The right SaaS solution can also provide workflow efficiencies to enhance core claims systems. Something as basic as claim routing information in addition to the “claim price,” can help insurers avoid inappropriate adjudication and high pended claims counts.

Integrating the claims system with a SaaS model through a variety of industry accepted technologies like Web Services enables meaningful information to be efficiently returned to claims systems.

Make sure your vendor partner offers customized features and transparency to fit into your unique workflow. Both customization and transparency are important when it comes to setup and keeping your workflow running efficiently.

Requirement 3: Robust Features

When Vetting Vendors: Create a checklist with each of the below 5 features to ensure your partner is offering a comprehensive technology.

Make sure your vendor offers the following features:

  1. Medicare, Medicaid and other government program fee schedules and policies in production prior to their effective dates – so that operational and financial impacts can be analyzed and managed
  2. Negotiated reimbursement terms with providers configured accurately in the core claim system or third-party systems 
  3. Automation of claims payment maximized, avoiding the costs of manual rework and manual errors
  4. The ability to retroactively modify claims payments
  5. The ability to analyze areas of current or potential waste – analytics and decision support – as the basis for new payment related practices

Requirement 4: Intuitive Design

Ask Previous or Current Clients: How long did it take for your team to learn the interface? What does the training time look like for new employees? Does the vendor offer any resources or support?

A well-designed system can serve payment integrity and end user needs quicker and more affordably than heavily promoted, cobbled-together alternatives. This also allows for interoperability and solutioning in one place rather than across vendors.

Maintaining transparency and continued progress after implementation is crucial to continued success. Vendor partners should continue to be intuitive and modern by consequently making design updates.

Requirement 5: Cultural Alignment

Before Calls with Vendors: Assess your company’s strengths and weaknesses to help determine what type of partner and solution is needed.

Keeping your analysis process one-dimensional may lead you to a partner that has the right solution, but the wrong culture to adequately provide day-to-day improvements to your business.

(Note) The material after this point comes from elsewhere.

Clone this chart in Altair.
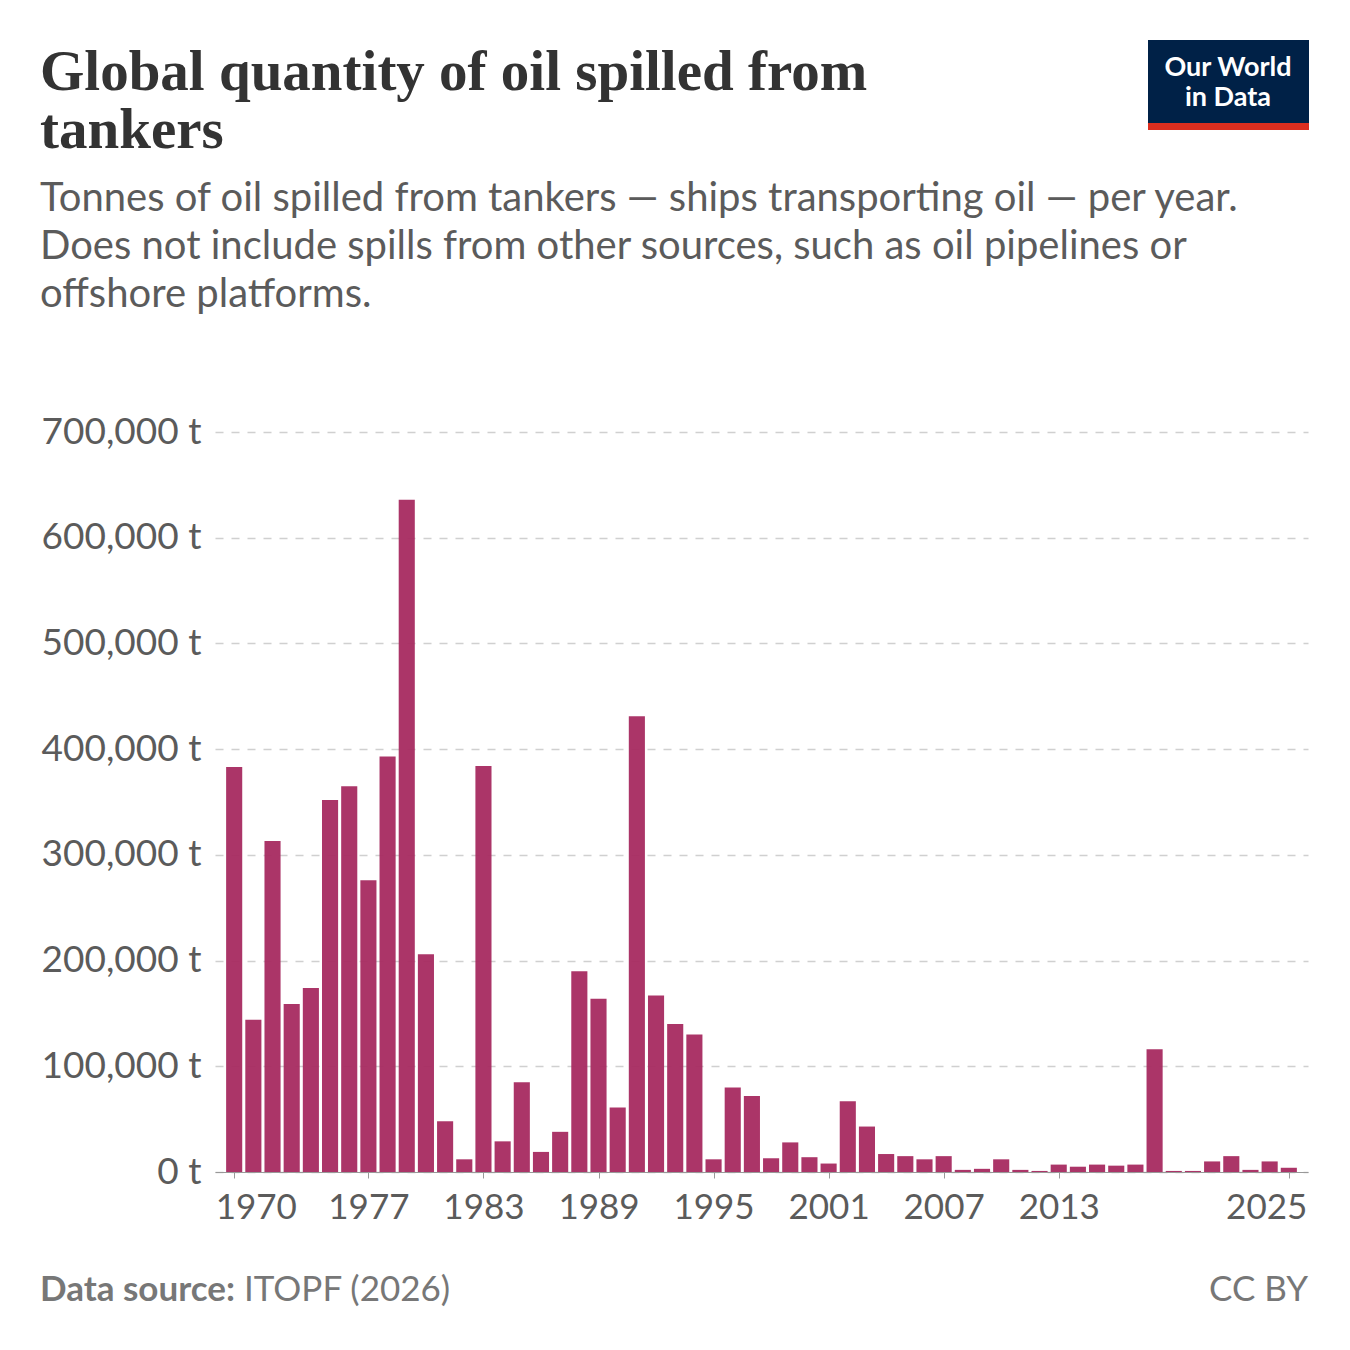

It’s imperative to eliminate the fear, uncertainty, and doubt (FUD) that often clouds judgment and drives organizations to the perceived “safe” choices when those choices may not be optimal, more cost-effective, or efficient. Establishing and weighing business requirements for long-term partnerships helps health plans score each vendor objectively and counteract FUD.

A vendor as a partner should take the initiative to listen and absorb feedback to ensure you feel supported by cultural alignment now and in the future.

How to Use These Requirements to Vet Vendors

Before beginning discussions with or researching vendors, health plans must first understand the unique core features needed for a successful partnership with their firm. The above 5 criteria can help health plans organize a comprehensive list of requirements from vendors and then objectively score each solution according to their unique needs.